[Task details]
Copy exactly the lines that run from the top of the listing to the line containing "DASH = (0, (5, 1.5, 1, 1.5, 1, 1.5))", both ends included, and omit the pictures.
****
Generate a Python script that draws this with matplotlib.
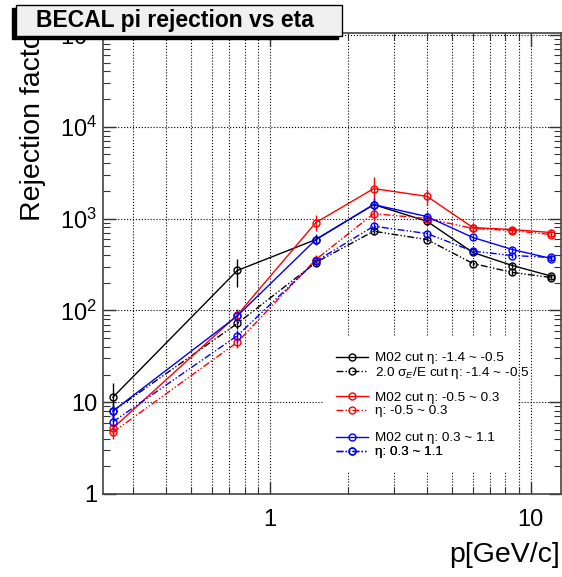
"""BECAL pi rejection vs eta, log-log comparison of M02 and sigma_E/E cuts."""

import matplotlib
matplotlib.use("Agg")
import matplotlib.pyplot as plt
from matplotlib.patches import Rectangle
from matplotlib.ticker import FixedLocator, FuncFormatter, NullFormatter
import numpy as np

plt.rcParams["font.family"] = ["Liberation Sans", "DejaVu Sans"]
plt.rcParams["mathtext.fontset"] = "custom"
plt.rcParams["mathtext.rm"] = "Liberation Sans"
plt.rcParams["mathtext.it"] = "Liberation Sans:italic"

# momentum bin centres [GeV/c]
p = [0.25, 0.75, 1.5, 2.5, 4.0, 6.0, 8.5, 12.0]

# eta -1.4 ~ -0.5
m02_bwd = [11.3, 272, 591, 1420, 935, 427, 308, 236]
m02_bwd_err = [5.0, 90, 60, 150, 80, 25, 20, 12]
sig_bwd = [8.0, 72, 332, 728, 591, 324, 259, 228]
sig_bwd_err = [1.5, 10, 30, 60, 40, 20, 15, 10]

# eta -0.5 ~ 0.3
m02_mid = [5.2, 89, 905, 2120, 1747, 798, 759, 704]
m02_mid_err = [0.8, 15, 180, 750, 330, 60, 60, 50]
sig_mid = [4.7, 45, 358, 1133, 1000, 780, 741, 670]
sig_mid_err = [0.7, 6, 40, 200, 100, 50, 50, 40]

# eta 0.3 ~ 1.1
m02_fwd = [8.0, 87, 591, 1420, 1052, 622, 460, 367]
m02_fwd_err = [1.5, 15, 80, 250, 120, 40, 30, 20]
sig_fwd = [6.1, 53, 343, 825, 687, 441, 396, 377]
sig_fwd_err = [1.0, 8, 40, 100, 60, 30, 25, 20]

labels = [
    "M02 cut η: -1.4 ~ -0.5",
    "2.0 σ$_{E}$/E cut η: -1.4 ~ -0.5",
    "M02 cut η: -0.5 ~ 0.3",
    "η: -0.5 ~ 0.3",
    "M02 cut η: 0.3 ~ 1.1",
    "η: 0.3 ~ 1.1",
]

DASH = (0, (5, 1.5, 1, 1.5, 1, 1.5))

W, H = 562, 577
fig = plt.figure(figsize=(W / 100, H / 100), dpi=100)
ax = fig.add_axes([102.7 / W, 1 - 494 / H, (560.5 - 102.7) / W, (494 - 33) / H])

series = [
    (m02_bwd, m02_bwd_err, "black", "-"),
    (sig_bwd, sig_bwd_err, "black", DASH),
    (m02_mid, m02_mid_err, "red", "-"),
    (sig_mid, sig_mid_err, "red", DASH),
    (m02_fwd, m02_fwd_err, "blue", "-"),
    (sig_fwd, sig_fwd_err, "blue", DASH),
]

handles = []
for vals, errs, color, ls in series:
    eb = ax.errorbar(p, vals, yerr=errs, color=color, ls=ls, lw=1.0,
                     marker="o", ms=5, mfc="none", mec=color, mew=1.0,
                     elinewidth=1.0, capsize=0, zorder=3)
    handles.append(eb[0])

ax.set_xscale("log")
ax.set_yscale("log")
ax.set_xlim(0.2286, 13.0)
ax.set_ylim(1, 1.05e5)

ax.xaxis.set_major_locator(FixedLocator([1, 10]))
ax.xaxis.set_minor_locator(FixedLocator(
    [0.3, 0.4, 0.5, 0.6, 0.7, 0.8, 0.9, 2, 3, 4, 5, 6, 7, 8, 9]))
ax.xaxis.set_minor_formatter(NullFormatter())


def log_label(v, pos):
    if v <= 1.5:
        return "1"
    if v <= 15:
        return "10"
    return r"$10^{%d}$" % int(round(np.log10(v)))


ax.xaxis.set_major_formatter(FuncFormatter(log_label))
ax.yaxis.set_major_formatter(FuncFormatter(log_label))
ax.yaxis.set_minor_formatter(NullFormatter())

ax.tick_params(which="both", direction="in", top=True, right=True,
               labelsize=17, color="#333333")
ax.tick_params(which="major", length=9, width=1)
ax.tick_params(which="minor", length=5, width=0.8)
ax.tick_params(axis="x", which="major", pad=11)
ax.tick_params(axis="y", which="major", pad=4)

ax.grid(True, which="major", axis="y", ls=":", color="black", lw=0.8)
ax.grid(True, which="both", axis="x", ls=":", color="black", lw=0.8)
ax.set_axisbelow(True)
for sp in ax.spines.values():
    sp.set_color("#444444")
    sp.set_linewidth(1.2)

# white legend pad hides the grid behind the entries
ax.add_patch(Rectangle((0.481, 0.048), 0.424, 0.293, transform=ax.transAxes,
                       fc="white", ec="none", zorder=2.5))

# legend: one entry per row, grouped in pairs
rows = [358, 373, 398, 411, 438, 452]
for h, lab, yc in zip(handles, labels, rows):
    leg = ax.legend([h], [lab], loc="center left",
                    bbox_to_anchor=(336 / W, 1 - yc / H),
                    bbox_transform=fig.transFigure, frameon=False,
                    fontsize=9.7, handlelength=2.4, handletextpad=0.5,
                    borderpad=0, borderaxespad=0)
    ax.add_artist(leg)

fig.text(560 / W, 1 - 562 / H, "p[GeV/c]", ha="right", va="baseline",
         fontsize=20.5)
fig.text(33 / W, 1 - 221 / H, "Rejection factor", rotation=90,
         ha="center", va="bottom", fontsize=20.5, zorder=0.5)

# title box with shadow
fig.patches.append(Rectangle((12 / W, 1 - 39 / H), 326 / W, 31 / H,
                             transform=fig.transFigure, fc="black",
                             ec="black", zorder=1))
fig.patches.append(Rectangle((16 / W, 1 - 36 / H), 326 / W, 31 / H,
                             transform=fig.transFigure, fc="#f0f0f0",
                             ec="black", lw=1, zorder=1.1))
fig.text(175 / W, 1 - 21 / H, "BECAL pi rejection vs eta", ha="center",
         va="center", fontsize=16.5, fontweight="bold", zorder=3)

fig.savefig("out.png", dpi=100)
****
[Expected output]
Generate a Python script that draws this with matplotlib.
"""BECAL pi rejection vs eta, log-log comparison of M02 and sigma_E/E cuts."""

import matplotlib
matplotlib.use("Agg")
import matplotlib.pyplot as plt
from matplotlib.patches import Rectangle
from matplotlib.ticker import FixedLocator, FuncFormatter, NullFormatter
import numpy as np

plt.rcParams["font.family"] = ["Liberation Sans", "DejaVu Sans"]
plt.rcParams["mathtext.fontset"] = "custom"
plt.rcParams["mathtext.rm"] = "Liberation Sans"
plt.rcParams["mathtext.it"] = "Liberation Sans:italic"

# momentum bin centres [GeV/c]
p = [0.25, 0.75, 1.5, 2.5, 4.0, 6.0, 8.5, 12.0]

# eta -1.4 ~ -0.5
m02_bwd = [11.3, 272, 591, 1420, 935, 427, 308, 236]
m02_bwd_err = [5.0, 90, 60, 150, 80, 25, 20, 12]
sig_bwd = [8.0, 72, 332, 728, 591, 324, 259, 228]
sig_bwd_err = [1.5, 10, 30, 60, 40, 20, 15, 10]

# eta -0.5 ~ 0.3
m02_mid = [5.2, 89, 905, 2120, 1747, 798, 759, 704]
m02_mid_err = [0.8, 15, 180, 750, 330, 60, 60, 50]
sig_mid = [4.7, 45, 358, 1133, 1000, 780, 741, 670]
sig_mid_err = [0.7, 6, 40, 200, 100, 50, 50, 40]

# eta 0.3 ~ 1.1
m02_fwd = [8.0, 87, 591, 1420, 1052, 622, 460, 367]
m02_fwd_err = [1.5, 15, 80, 250, 120, 40, 30, 20]
sig_fwd = [6.1, 53, 343, 825, 687, 441, 396, 377]
sig_fwd_err = [1.0, 8, 40, 100, 60, 30, 25, 20]

labels = [
    "M02 cut η: -1.4 ~ -0.5",
    "2.0 σ$_{E}$/E cut η: -1.4 ~ -0.5",
    "M02 cut η: -0.5 ~ 0.3",
    "η: -0.5 ~ 0.3",
    "M02 cut η: 0.3 ~ 1.1",
    "η: 0.3 ~ 1.1",
]

DASH = (0, (5, 1.5, 1, 1.5, 1, 1.5))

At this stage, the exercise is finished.